In Fabric’s case, the danger is not that rewarding revenue is stupid. The danger is that revenue can become the mission before the network is ready to measure higher-quality outcomes. That would mean Fabric gets very good at rewarding measurable robotic output before it gets good at rewarding genuinely aligned robotic behavior.

And that is not some minor sequencing issue. That could shape the whole character of the network.

There is another layer here that makes the problem sharper. Fabric is working in the physical world, and the physical world is messy. A public ledger can verify some transactions, records, claims, and task outputs. It can improve auditability. It can make coordination more transparent. That is real progress, and I think Fabric deserves credit for it. Most robotics systems today are still quite closed. From the outside, it is hard to inspect what happened, hard to verify behavior, hard to compare performance honestly. Fabric is trying to open that box.

That matters.

But a better record of action is not the same thing as better judgment about action. A ledger may show that a task was completed. It may even show that payment happened. That still leaves harder questions open. Was the task done well, or merely done? Was it done safely, or just quickly? Was the robot genuinely useful, or did it exploit a weak definition of success? Did the operator create durable value, or just output that looks acceptable under the current scoring logic?

Those questions sit right on the border between elegant protocol design and real-world credibility.

This is where Fabric’s longer-term governance becomes more important than the short-term narrative around open robots and agent-native infrastructure. If the protocol is serious, it will eventually have to move beyond easy metrics. It will need ways to incorporate harder signals over time. Things like trustworthiness, compliance quality, failure rates, dispute outcomes, human satisfaction, maybe even context-specific operating standards. None of these are as neat as revenue. None are easy to formalize. Some may even be contested. But that is the real work.

And honestly, this is also where Fabric could become genuinely important.

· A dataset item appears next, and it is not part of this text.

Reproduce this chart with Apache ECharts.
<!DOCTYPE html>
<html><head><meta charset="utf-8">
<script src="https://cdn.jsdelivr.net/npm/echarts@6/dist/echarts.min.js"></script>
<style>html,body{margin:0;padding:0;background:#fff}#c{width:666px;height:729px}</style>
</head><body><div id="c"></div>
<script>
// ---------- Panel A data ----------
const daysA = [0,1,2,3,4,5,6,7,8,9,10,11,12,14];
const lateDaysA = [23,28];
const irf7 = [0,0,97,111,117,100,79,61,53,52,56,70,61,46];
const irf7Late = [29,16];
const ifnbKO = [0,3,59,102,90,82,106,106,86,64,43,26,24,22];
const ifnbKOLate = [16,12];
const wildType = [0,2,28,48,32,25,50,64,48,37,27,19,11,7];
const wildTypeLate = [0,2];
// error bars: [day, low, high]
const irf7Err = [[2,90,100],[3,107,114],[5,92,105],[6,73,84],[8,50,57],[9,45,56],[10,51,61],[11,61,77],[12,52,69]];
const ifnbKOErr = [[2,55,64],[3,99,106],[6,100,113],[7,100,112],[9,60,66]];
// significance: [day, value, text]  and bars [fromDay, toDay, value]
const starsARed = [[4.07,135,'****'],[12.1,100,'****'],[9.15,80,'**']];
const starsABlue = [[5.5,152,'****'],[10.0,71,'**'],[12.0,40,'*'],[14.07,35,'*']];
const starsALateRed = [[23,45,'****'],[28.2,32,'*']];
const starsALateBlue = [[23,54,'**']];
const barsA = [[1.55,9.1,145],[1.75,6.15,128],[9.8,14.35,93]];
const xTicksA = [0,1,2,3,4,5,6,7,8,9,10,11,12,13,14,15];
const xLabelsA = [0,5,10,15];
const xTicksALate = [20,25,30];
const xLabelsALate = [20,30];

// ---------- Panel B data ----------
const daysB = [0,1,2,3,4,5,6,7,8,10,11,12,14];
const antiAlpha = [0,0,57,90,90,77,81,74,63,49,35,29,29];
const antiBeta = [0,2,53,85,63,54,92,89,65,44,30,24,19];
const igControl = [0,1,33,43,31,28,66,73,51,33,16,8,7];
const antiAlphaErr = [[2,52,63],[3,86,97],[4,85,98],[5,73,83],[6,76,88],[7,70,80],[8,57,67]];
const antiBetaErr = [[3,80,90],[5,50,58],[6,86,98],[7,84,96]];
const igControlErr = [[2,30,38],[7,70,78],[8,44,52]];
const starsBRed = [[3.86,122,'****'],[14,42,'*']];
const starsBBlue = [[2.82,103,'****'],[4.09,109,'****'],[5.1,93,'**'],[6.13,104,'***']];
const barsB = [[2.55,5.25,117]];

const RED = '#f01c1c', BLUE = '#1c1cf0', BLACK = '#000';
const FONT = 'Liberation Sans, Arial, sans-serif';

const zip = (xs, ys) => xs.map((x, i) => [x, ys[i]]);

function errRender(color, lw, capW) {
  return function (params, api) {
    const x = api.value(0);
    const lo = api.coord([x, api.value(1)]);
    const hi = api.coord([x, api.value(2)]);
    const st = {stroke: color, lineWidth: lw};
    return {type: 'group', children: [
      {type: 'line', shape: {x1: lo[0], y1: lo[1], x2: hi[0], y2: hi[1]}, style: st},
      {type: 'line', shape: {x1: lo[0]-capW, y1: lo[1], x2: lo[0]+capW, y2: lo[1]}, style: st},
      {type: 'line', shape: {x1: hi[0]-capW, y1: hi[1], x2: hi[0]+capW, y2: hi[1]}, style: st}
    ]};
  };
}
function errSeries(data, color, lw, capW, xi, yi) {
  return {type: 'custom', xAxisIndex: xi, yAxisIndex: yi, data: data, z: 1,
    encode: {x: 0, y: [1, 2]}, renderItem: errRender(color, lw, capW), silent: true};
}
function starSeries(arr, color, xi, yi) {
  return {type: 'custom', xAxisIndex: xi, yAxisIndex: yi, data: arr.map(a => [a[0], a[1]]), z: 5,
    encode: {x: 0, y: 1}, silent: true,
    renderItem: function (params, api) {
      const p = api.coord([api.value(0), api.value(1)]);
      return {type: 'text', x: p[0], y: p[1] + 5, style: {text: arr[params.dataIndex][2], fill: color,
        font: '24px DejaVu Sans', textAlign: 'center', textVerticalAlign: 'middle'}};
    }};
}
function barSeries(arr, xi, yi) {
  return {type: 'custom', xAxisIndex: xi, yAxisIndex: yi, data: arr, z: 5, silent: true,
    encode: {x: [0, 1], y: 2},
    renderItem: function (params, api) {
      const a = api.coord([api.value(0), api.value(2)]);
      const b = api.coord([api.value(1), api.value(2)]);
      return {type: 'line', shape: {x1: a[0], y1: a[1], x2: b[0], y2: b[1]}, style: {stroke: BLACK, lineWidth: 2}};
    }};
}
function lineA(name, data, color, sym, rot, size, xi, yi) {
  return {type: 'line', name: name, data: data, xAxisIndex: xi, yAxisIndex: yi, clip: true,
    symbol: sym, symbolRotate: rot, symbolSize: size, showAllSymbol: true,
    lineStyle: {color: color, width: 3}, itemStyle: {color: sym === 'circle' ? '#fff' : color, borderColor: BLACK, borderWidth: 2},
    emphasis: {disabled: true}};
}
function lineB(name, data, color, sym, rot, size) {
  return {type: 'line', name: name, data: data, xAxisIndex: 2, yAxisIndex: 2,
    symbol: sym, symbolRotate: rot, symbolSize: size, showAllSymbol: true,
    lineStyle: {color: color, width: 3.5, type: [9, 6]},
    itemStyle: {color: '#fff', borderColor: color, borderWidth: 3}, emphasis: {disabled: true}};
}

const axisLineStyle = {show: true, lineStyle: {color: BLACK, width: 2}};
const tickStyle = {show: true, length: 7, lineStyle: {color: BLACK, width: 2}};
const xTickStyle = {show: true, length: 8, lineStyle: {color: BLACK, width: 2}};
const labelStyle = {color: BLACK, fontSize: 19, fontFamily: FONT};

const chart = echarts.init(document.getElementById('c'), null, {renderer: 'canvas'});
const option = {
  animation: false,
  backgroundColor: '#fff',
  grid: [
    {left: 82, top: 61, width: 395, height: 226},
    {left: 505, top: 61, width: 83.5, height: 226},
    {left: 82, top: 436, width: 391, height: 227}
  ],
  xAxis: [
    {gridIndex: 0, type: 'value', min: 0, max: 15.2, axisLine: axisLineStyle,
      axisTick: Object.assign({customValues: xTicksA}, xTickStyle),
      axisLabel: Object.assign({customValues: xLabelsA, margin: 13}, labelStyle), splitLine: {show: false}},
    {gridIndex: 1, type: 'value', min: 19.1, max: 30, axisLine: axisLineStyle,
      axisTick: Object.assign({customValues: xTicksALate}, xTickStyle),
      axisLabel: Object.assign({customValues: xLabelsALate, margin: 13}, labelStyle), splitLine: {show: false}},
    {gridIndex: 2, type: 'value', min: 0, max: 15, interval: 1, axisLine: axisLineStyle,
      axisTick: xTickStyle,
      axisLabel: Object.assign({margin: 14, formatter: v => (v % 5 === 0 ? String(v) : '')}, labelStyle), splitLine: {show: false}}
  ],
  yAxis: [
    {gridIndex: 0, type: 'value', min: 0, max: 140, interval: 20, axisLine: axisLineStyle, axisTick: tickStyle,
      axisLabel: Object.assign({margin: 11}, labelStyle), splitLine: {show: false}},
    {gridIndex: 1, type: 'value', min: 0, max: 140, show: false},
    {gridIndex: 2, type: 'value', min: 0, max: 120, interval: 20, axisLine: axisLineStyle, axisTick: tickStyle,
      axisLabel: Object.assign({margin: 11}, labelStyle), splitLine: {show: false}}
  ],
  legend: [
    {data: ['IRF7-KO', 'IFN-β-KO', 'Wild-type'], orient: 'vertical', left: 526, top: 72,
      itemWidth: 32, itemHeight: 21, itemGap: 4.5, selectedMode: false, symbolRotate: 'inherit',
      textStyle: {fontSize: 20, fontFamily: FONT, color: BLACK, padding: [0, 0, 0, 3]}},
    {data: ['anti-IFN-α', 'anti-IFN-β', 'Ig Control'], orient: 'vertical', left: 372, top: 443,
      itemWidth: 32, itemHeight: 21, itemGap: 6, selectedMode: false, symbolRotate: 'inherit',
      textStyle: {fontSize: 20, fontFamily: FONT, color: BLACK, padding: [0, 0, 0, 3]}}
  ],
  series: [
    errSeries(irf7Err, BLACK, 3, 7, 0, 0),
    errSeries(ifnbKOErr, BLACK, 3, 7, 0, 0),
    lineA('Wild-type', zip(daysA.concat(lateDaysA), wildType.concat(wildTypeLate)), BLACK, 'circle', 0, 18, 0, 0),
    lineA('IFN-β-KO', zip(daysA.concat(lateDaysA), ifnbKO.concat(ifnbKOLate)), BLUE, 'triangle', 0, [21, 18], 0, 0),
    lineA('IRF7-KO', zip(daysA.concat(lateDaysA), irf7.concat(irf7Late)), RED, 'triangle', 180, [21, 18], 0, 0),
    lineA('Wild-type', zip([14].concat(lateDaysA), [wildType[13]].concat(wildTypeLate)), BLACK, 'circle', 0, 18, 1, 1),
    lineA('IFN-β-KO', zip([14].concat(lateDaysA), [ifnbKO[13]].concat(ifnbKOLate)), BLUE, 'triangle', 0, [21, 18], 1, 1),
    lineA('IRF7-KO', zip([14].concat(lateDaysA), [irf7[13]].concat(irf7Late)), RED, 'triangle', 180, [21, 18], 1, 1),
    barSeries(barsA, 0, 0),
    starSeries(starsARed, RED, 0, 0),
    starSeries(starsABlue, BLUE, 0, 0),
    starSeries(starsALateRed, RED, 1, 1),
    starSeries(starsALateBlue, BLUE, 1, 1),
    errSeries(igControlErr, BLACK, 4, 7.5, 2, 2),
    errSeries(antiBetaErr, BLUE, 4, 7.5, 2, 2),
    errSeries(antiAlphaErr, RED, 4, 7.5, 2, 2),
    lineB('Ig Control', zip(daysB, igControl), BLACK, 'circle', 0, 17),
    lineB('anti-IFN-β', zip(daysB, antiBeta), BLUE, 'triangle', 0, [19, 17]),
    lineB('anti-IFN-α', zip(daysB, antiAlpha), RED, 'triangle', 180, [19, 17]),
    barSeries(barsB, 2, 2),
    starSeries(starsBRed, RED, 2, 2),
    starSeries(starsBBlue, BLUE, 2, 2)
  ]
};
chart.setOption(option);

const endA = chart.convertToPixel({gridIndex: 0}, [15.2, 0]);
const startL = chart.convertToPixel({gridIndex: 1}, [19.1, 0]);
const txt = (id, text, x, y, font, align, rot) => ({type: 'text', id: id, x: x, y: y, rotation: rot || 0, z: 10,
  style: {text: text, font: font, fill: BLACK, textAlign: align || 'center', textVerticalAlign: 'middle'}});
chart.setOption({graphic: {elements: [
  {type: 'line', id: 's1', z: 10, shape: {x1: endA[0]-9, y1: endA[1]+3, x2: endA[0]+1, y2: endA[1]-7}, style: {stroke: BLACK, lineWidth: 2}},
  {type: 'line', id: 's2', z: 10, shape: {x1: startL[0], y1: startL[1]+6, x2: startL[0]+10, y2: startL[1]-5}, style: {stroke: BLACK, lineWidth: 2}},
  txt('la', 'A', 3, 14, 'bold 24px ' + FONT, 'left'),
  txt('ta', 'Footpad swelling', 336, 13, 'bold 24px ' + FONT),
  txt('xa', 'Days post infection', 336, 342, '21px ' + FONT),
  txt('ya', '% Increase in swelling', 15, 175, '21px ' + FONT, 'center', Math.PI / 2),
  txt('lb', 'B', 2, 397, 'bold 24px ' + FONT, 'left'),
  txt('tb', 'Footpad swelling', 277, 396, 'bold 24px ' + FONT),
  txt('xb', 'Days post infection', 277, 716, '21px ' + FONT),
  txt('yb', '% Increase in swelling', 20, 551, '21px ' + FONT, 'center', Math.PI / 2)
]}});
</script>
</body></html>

Because the strongest part of the project may not be that it helps robots act. It may be that it creates a framework where robot behavior can be judged, disputed, tracked, and governed in a more open way than closed corporate stacks allow. That would be meaningful. Not because it solves alignment early, but because it makes the alignment problem harder to hide.

To me, that is one of the most under-discussed things in Fabric Protocol.

Most surface-level commentary stays at the level of big vision. Robot economy. Verifiable computing. Open coordination. Shared infrastructure. Those are real parts of the story, but they are the visible parts. The deeper story is about what happens when an open network has to choose what counts as value. Every protocol eventually reveals its priorities there. Not in branding. Not in mission statements. In rewards.

What gets paid grows. What gets measured spreads. What gets ignored slowly disappears.

So when I look at Fabric, I do not mainly ask whether the robots will become more capable. I ask whether the network will become disciplined enough to reward the right things before the wrong things get deeply embedded.

That is why I do not see this as a bearish point. I see it as the real test.

If Fabric can move from rewarding simple economic output toward rewarding more trustworthy, compliant, and socially useful robot behavior, then it could become more than a robotics narrative. It could become a serious experiment in how open systems govern machine activity in the real world.

But if it gets stuck at the level of easy metrics, the protocol may still grow while quietly teaching the network to chase the wrong definition of success.

That, to me, is the deeper risk inside the excitement.

The hardest part is not putting robots on-chain.

The hardest part is deciding what kind of robot future the chain will pay for.